=== Task description ===
Retype the records below word for word and omit any image.

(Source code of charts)
====================
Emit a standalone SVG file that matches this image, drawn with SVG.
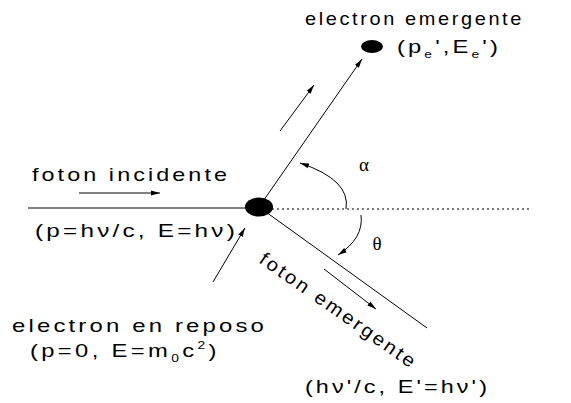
<svg xmlns="http://www.w3.org/2000/svg" width="571" height="403" viewBox="0 0 571 403">
<style>
text{font-family:"Liberation Sans",Arial,sans-serif;font-size:19px;fill:#000}
.sp{letter-spacing:2.5px}
.sym{font-family:"Liberation Serif","DejaVu Serif",serif;font-size:19px}
.ln{stroke:#000;stroke-width:1;fill:none}
.dot{stroke:#000;stroke-width:1;fill:none;stroke-dasharray:2 3}
</style>
<defs>
<marker id="ah" markerUnits="userSpaceOnUse" markerWidth="10" markerHeight="6" refX="9" refY="3" orient="auto">
<path d="M0,0.5 L9,3 L0,5.5 Z" fill="#000"/>
</marker>
</defs>
<rect width="571" height="403" fill="#fff"/>
<g id="connectors">
<line class="ln" x1="28" y1="208" x2="259" y2="208"/>
<line class="dot" x1="272" y1="209" x2="530" y2="209"/>
<line class="ln" x1="259" y1="207" x2="362" y2="59" marker-end="url(#ah)"/>
<line class="ln" x1="259" y1="207" x2="427" y2="328"/>
<line class="ln" x1="79" y1="193" x2="160" y2="193" marker-end="url(#ah)"/>
<line class="ln" x1="280" y1="131" x2="314" y2="85" marker-end="url(#ah)"/>
<line class="ln" x1="213" y1="282" x2="245" y2="228" marker-end="url(#ah)"/>
<line class="ln" x1="324" y1="269" x2="376" y2="309" marker-end="url(#ah)"/>
<path class="ln" d="M346,209 Q351,180 300,163" marker-end="url(#ah)"/>
<path class="ln" d="M361,215 Q364,238 338,255" marker-end="url(#ah)"/>
</g>
<g id="electron-rest">
<ellipse cx="259" cy="207" rx="14" ry="9.5" fill="#000"/>
</g>
<g id="electron-out">
<ellipse cx="372" cy="46.5" rx="11" ry="6.5" fill="#000"/>
</g>
<g id="labels">
<text class="sp" x="305" y="25" textLength="219" lengthAdjust="spacingAndGlyphs">electron emergente</text>
<text class="sp" transform="translate(397,53) scale(1.25,1)" x="0" y="0">(p<tspan font-size="11" dy="5">e</tspan><tspan dy="-5">',E</tspan><tspan font-size="11" dy="5">e</tspan><tspan dy="-5">')</tspan></text>
<text class="sp" x="32" y="181" textLength="198" lengthAdjust="spacingAndGlyphs">foton incidente</text>
<text class="sp" x="35" y="237" textLength="203" lengthAdjust="spacingAndGlyphs">(p=hν/c, E=hν)</text>
<text class="sp" x="12" y="332" textLength="255" lengthAdjust="spacingAndGlyphs">electron en reposo</text>
<text class="sp" transform="translate(30,357) scale(1.25,1)" x="0" y="0" style="letter-spacing:2.7px">(p=0, E=m<tspan font-size="11" dy="5">0</tspan><tspan dy="-5">c</tspan><tspan font-size="11" dy="-8">2</tspan><tspan dy="8">)</tspan></text>
<text class="sp" x="258" y="262" transform="rotate(35 258 262)" textLength="188" lengthAdjust="spacingAndGlyphs">foton emergente</text>
<text class="sp" x="305" y="393" textLength="185" lengthAdjust="spacingAndGlyphs">(hν'/c, E'=hν')</text>
<text class="sym" x="364" y="171" text-anchor="middle">α</text>
<text class="sym" x="377" y="250" text-anchor="middle">θ</text>
</g>
</svg>
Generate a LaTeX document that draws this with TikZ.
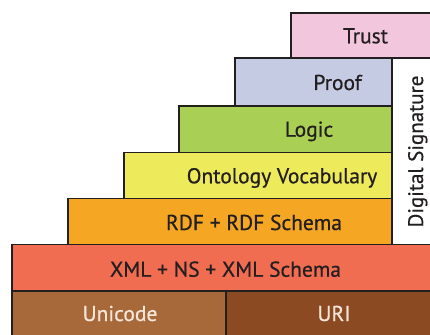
\documentclass[tikz,border=0pt]{standalone}
\usepackage{fontspec}
\setmainfont{PT Sans}[FakeBold=0.6]
\definecolor{ctrust}{HTML}{F2C6DD}
\definecolor{cproof}{HTML}{C6CBE4}
\definecolor{clogic}{HTML}{A9CF54}
\definecolor{conto}{HTML}{EDEA5B}
\definecolor{crdf}{HTML}{F5A623}
\definecolor{cxml}{HTML}{F16D52}
\definecolor{cuni}{HTML}{A8693A}
\definecolor{curi}{HTML}{8B4A21}
\definecolor{cline}{HTML}{231F20}
\definecolor{clight}{HTML}{F5E6D8}
\begin{document}
\begin{tikzpicture}[x=1pt,y=-1pt,
  layer/.style={draw=cline, line width=1.8pt, anchor=north west, inner sep=0pt, outer sep=0pt},
  lbl/.style={anchor=base, inner sep=0pt, text=cline, font=\fontsize{21.5}{24}\selectfont},
  lbllight/.style={lbl, text=clight}]
\useasboundingbox (0,0) rectangle (430,334);
\clip (0,0) rectangle (430,334);
\node[layer, fill=ctrust, minimum width=149pt, minimum height=45pt] (trust) at (291,13) {};
\node[layer, fill=cproof, minimum width=157pt, minimum height=48pt] (proof) at (235,58) {};
\node[layer, fill=clogic, minimum width=213pt, minimum height=46.5pt] (logic) at (179,106) {};
\node[layer, fill=conto, minimum width=268pt, minimum height=46pt] (onto) at (124,152.5) {};
\node[layer, fill=crdf, minimum width=324pt, minimum height=46pt] (rdf) at (68,198.5) {};
\node[layer, fill=white, minimum width=48pt, minimum height=186.5pt] (sig) at (392,58) {};
\node[layer, fill=cxml, minimum width=428pt, minimum height=46.5pt] (xml) at (12,244.5) {};
\node[layer, fill=cuni, minimum width=214pt, minimum height=49pt] (uni) at (12,291) {};
\node[layer, fill=curi, minimum width=214pt, minimum height=49pt] (uri) at (226,291) {};
\node[lbl] (ttrust) at (365.5,43.3) {Trust};
\node[lbl] (tproof) at (337.5,90) {Proof};
\node[lbl] (tlogic) at (309,136.7) {Logic};
\node[lbl] (tonto) at (282,183.3) {Ontology Vocabulary};
\node[lbl] (trdf) at (254,230) {RDF + RDF Schema};
\node[lbl] (txml) at (225.5,276.7) {XML + NS + XML Schema};
\node[lbllight] (tuni) at (120,321) {Unicode};
\node[lbllight] (turi) at (334,321) {URI};
\node[lbl, rotate=90, font=\fontsize{21}{23}\selectfont] (tsig) at (423,151.5) {Digital Signature};
\end{tikzpicture}
\end{document}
====================
=== Written answer ===
Emit a standalone SVG file that matches this image, drawn with SVG.
<svg xmlns="http://www.w3.org/2000/svg" width="571" height="403" viewBox="0 0 571 403">
<style>
text{font-family:"Liberation Sans",Arial,sans-serif;font-size:19px;fill:#000}
.sp{letter-spacing:2.5px}
.sym{font-family:"Liberation Serif","DejaVu Serif",serif;font-size:19px}
.ln{stroke:#000;stroke-width:1;fill:none}
.dot{stroke:#000;stroke-width:1;fill:none;stroke-dasharray:2 3}
</style>
<defs>
<marker id="ah" markerUnits="userSpaceOnUse" markerWidth="10" markerHeight="6" refX="9" refY="3" orient="auto">
<path d="M0,0.5 L9,3 L0,5.5 Z" fill="#000"/>
</marker>
</defs>
<rect width="571" height="403" fill="#fff"/>
<g id="connectors">
<line class="ln" x1="28" y1="208" x2="259" y2="208"/>
<line class="dot" x1="272" y1="209" x2="530" y2="209"/>
<line class="ln" x1="259" y1="207" x2="362" y2="59" marker-end="url(#ah)"/>
<line class="ln" x1="259" y1="207" x2="427" y2="328"/>
<line class="ln" x1="79" y1="193" x2="160" y2="193" marker-end="url(#ah)"/>
<line class="ln" x1="280" y1="131" x2="314" y2="85" marker-end="url(#ah)"/>
<line class="ln" x1="213" y1="282" x2="245" y2="228" marker-end="url(#ah)"/>
<line class="ln" x1="324" y1="269" x2="376" y2="309" marker-end="url(#ah)"/>
<path class="ln" d="M346,209 Q351,180 300,163" marker-end="url(#ah)"/>
<path class="ln" d="M361,215 Q364,238 338,255" marker-end="url(#ah)"/>
</g>
<g id="electron-rest">
<ellipse cx="259" cy="207" rx="14" ry="9.5" fill="#000"/>
</g>
<g id="electron-out">
<ellipse cx="372" cy="46.5" rx="11" ry="6.5" fill="#000"/>
</g>
<g id="labels">
<text class="sp" x="305" y="25" textLength="219" lengthAdjust="spacingAndGlyphs">electron emergente</text>
<text class="sp" transform="translate(397,53) scale(1.25,1)" x="0" y="0">(p<tspan font-size="11" dy="5">e</tspan><tspan dy="-5">',E</tspan><tspan font-size="11" dy="5">e</tspan><tspan dy="-5">')</tspan></text>
<text class="sp" x="32" y="181" textLength="198" lengthAdjust="spacingAndGlyphs">foton incidente</text>
<text class="sp" x="35" y="237" textLength="203" lengthAdjust="spacingAndGlyphs">(p=hν/c, E=hν)</text>
<text class="sp" x="12" y="332" textLength="255" lengthAdjust="spacingAndGlyphs">electron en reposo</text>
<text class="sp" transform="translate(30,357) scale(1.25,1)" x="0" y="0" style="letter-spacing:2.7px">(p=0, E=m<tspan font-size="11" dy="5">0</tspan><tspan dy="-5">c</tspan><tspan font-size="11" dy="-8">2</tspan><tspan dy="8">)</tspan></text>
<text class="sp" x="258" y="262" transform="rotate(35 258 262)" textLength="188" lengthAdjust="spacingAndGlyphs">foton emergente</text>
<text class="sp" x="305" y="393" textLength="185" lengthAdjust="spacingAndGlyphs">(hν'/c, E'=hν')</text>
<text class="sym" x="364" y="171" text-anchor="middle">α</text>
<text class="sym" x="377" y="250" text-anchor="middle">θ</text>
</g>
</svg>
Generate a LaTeX document that draws this with TikZ.
\documentclass[tikz,border=0pt]{standalone}
\usepackage{fontspec}
\setmainfont{PT Sans}[FakeBold=0.6]
\definecolor{ctrust}{HTML}{F2C6DD}
\definecolor{cproof}{HTML}{C6CBE4}
\definecolor{clogic}{HTML}{A9CF54}
\definecolor{conto}{HTML}{EDEA5B}
\definecolor{crdf}{HTML}{F5A623}
\definecolor{cxml}{HTML}{F16D52}
\definecolor{cuni}{HTML}{A8693A}
\definecolor{curi}{HTML}{8B4A21}
\definecolor{cline}{HTML}{231F20}
\definecolor{clight}{HTML}{F5E6D8}
\begin{document}
\begin{tikzpicture}[x=1pt,y=-1pt,
  layer/.style={draw=cline, line width=1.8pt, anchor=north west, inner sep=0pt, outer sep=0pt},
  lbl/.style={anchor=base, inner sep=0pt, text=cline, font=\fontsize{21.5}{24}\selectfont},
  lbllight/.style={lbl, text=clight}]
\useasboundingbox (0,0) rectangle (430,334);
\clip (0,0) rectangle (430,334);
\node[layer, fill=ctrust, minimum width=149pt, minimum height=45pt] (trust) at (291,13) {};
\node[layer, fill=cproof, minimum width=157pt, minimum height=48pt] (proof) at (235,58) {};
\node[layer, fill=clogic, minimum width=213pt, minimum height=46.5pt] (logic) at (179,106) {};
\node[layer, fill=conto, minimum width=268pt, minimum height=46pt] (onto) at (124,152.5) {};
\node[layer, fill=crdf, minimum width=324pt, minimum height=46pt] (rdf) at (68,198.5) {};
\node[layer, fill=white, minimum width=48pt, minimum height=186.5pt] (sig) at (392,58) {};
\node[layer, fill=cxml, minimum width=428pt, minimum height=46.5pt] (xml) at (12,244.5) {};
\node[layer, fill=cuni, minimum width=214pt, minimum height=49pt] (uni) at (12,291) {};
\node[layer, fill=curi, minimum width=214pt, minimum height=49pt] (uri) at (226,291) {};
\node[lbl] (ttrust) at (365.5,43.3) {Trust};
\node[lbl] (tproof) at (337.5,90) {Proof};
\node[lbl] (tlogic) at (309,136.7) {Logic};
\node[lbl] (tonto) at (282,183.3) {Ontology Vocabulary};
\node[lbl] (trdf) at (254,230) {RDF + RDF Schema};
\node[lbl] (txml) at (225.5,276.7) {XML + NS + XML Schema};
\node[lbllight] (tuni) at (120,321) {Unicode};
\node[lbllight] (turi) at (334,321) {URI};
\node[lbl, rotate=90, font=\fontsize{21}{23}\selectfont] (tsig) at (423,151.5) {Digital Signature};
\end{tikzpicture}
\end{document}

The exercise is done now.